Patterns Library · AWS Lambda · Reliability

Patterns Library: Reliable Lambdas (Automation Rescue – Part B)

Part A of this case study stabilised a noisy, flaky Lambda landscape. Part B turns those fixes into a reusable patterns library that any team can adopt to build boringly reliable serverless workflows.

From heroics to habits

Instead of fixing each incident by hand, we captured the proven solutions as small, composable patterns — code, configuration, and observability conventions — so new Lambdas start out healthy rather than “fix later.”

Role

DevSecOps Engineer · Patterns Author

Tech Stack

AWS Lambda, EventBridge, API Gateway, IaC (CDK / Terraform), CloudWatch, CI/CD templates

Highlights

Opinionated patterns library · Ready-made IaC modules · Built-in observability & security checks

Overview

After stabilising production in Part A, the next challenge was preventing the same problems from reappearing as new Lambdas were created. Every new function shipped with a slightly different timeout, retry setup, logging format, and alarm strategy. Reliability still depended on who copy-pasted which snippet.

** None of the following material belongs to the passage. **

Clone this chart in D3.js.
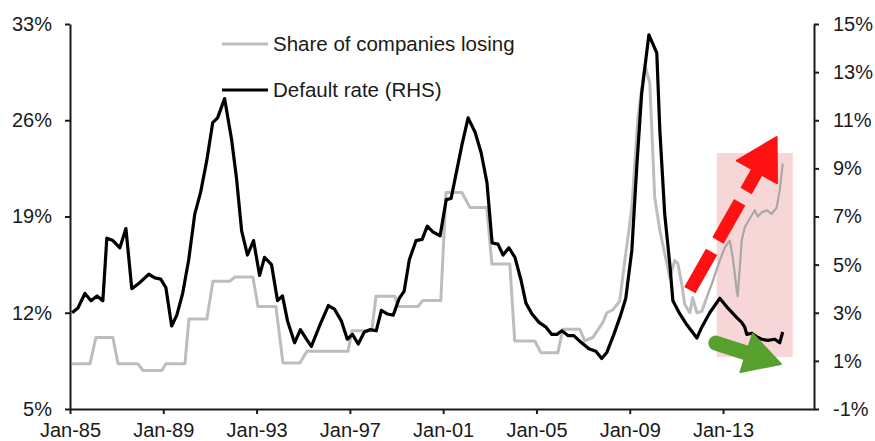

The answer was to turn the battle-tested fixes into named patterns: small, documented recipes that include infrastructure, configuration, and conventions. Engineers don’t start from a blank Lambda — they choose a pattern that matches the use case and get sensible defaults out of the box.

Patterns index

Quick jump to the core recipes in this library:

01 · Guardrail-First Lambda
02 · Timeouts & Retries
03 · DLQ & Parking-Lot
04 · Observability-First Logging
05 · CI/CD Template Guardrails

Pattern 01 — Guardrail-First Lambda

Every Lambda starts from a base module that includes opinionated defaults: runtime, memory, timeout floor, concurrency limit, and security posture (VPC configuration, least-privilege IAM role, and secrets access pattern).

✅ Timeouts and memory sized for the workload family
✅ Reserved concurrency to protect downstream systems
✅ Single place to update defaults when requirements or best practices evolve

When to use: always. This pattern is the starting point for any new Lambda in the platform.

Pattern 02 — Explicit Timeouts & Retries

Instead of relying on default timeouts, each Lambda declares its latency expectations and failure behaviour using a standard template. That template wires in:

Max execution time and safety margin
Retry policy tuned to idempotency and downstream SLAs
Fallback routing for “do not retry” error classes

When to use: any Lambda calling external systems (databases, APIs, message brokers) or doing non-idempotent work.

Pattern 03 — Dead-Letter Queue & Parking-Lot

Failures shouldn’t disappear into logs. This pattern standardises how we capture and replay broken events:

One DLQ per workflow, not per function, for simpler operations
Structured payloads including error type, stack, and correlation IDs
Simple replay tooling (CLI / console) so operators can re-drive fixed events safely

When to use: event-driven Lambdas processing queues, streams, or scheduled jobs.

Pattern 04 — Observability-First Logging

The logging pattern ensures every Lambda emits consistent, machine-parsable telemetry:

Structured JSON logs with request IDs and user / tenant context
Standard metric dimensions (service, operation, result)
Opinionated alarms for error rate, latency, and throttling — created automatically with the function

When to use: all production Lambdas; non-prod can inherit a lighter version of the same pattern.

Pattern 05 — CI/CD Template Guardrails

Finally, the library ships with CI/CD templates that bake these patterns into the delivery pipeline. Engineers don’t wire alarms or DLQs by hand; the template wires them based on the selected pattern.

Workflow templates for “event processor”, “API handler”, and “cron worker”
Built-in checks for missing alarms, DLQs, or timeouts
Automated tagging for cost, ownership, and incident routing

Outcomes

With the patterns library in place, reliability stopped depending on who happened to be on call during the last incident. New Lambdas launched with the same guardrails as the ones we had already hardened, and operational surprises dropped sharply.

Most importantly, the library gave the team a shared language: engineers could say “this workflow is using the DLQ + parking-lot pattern” and everyone knew what that implied for behaviour, alerts, and run-books.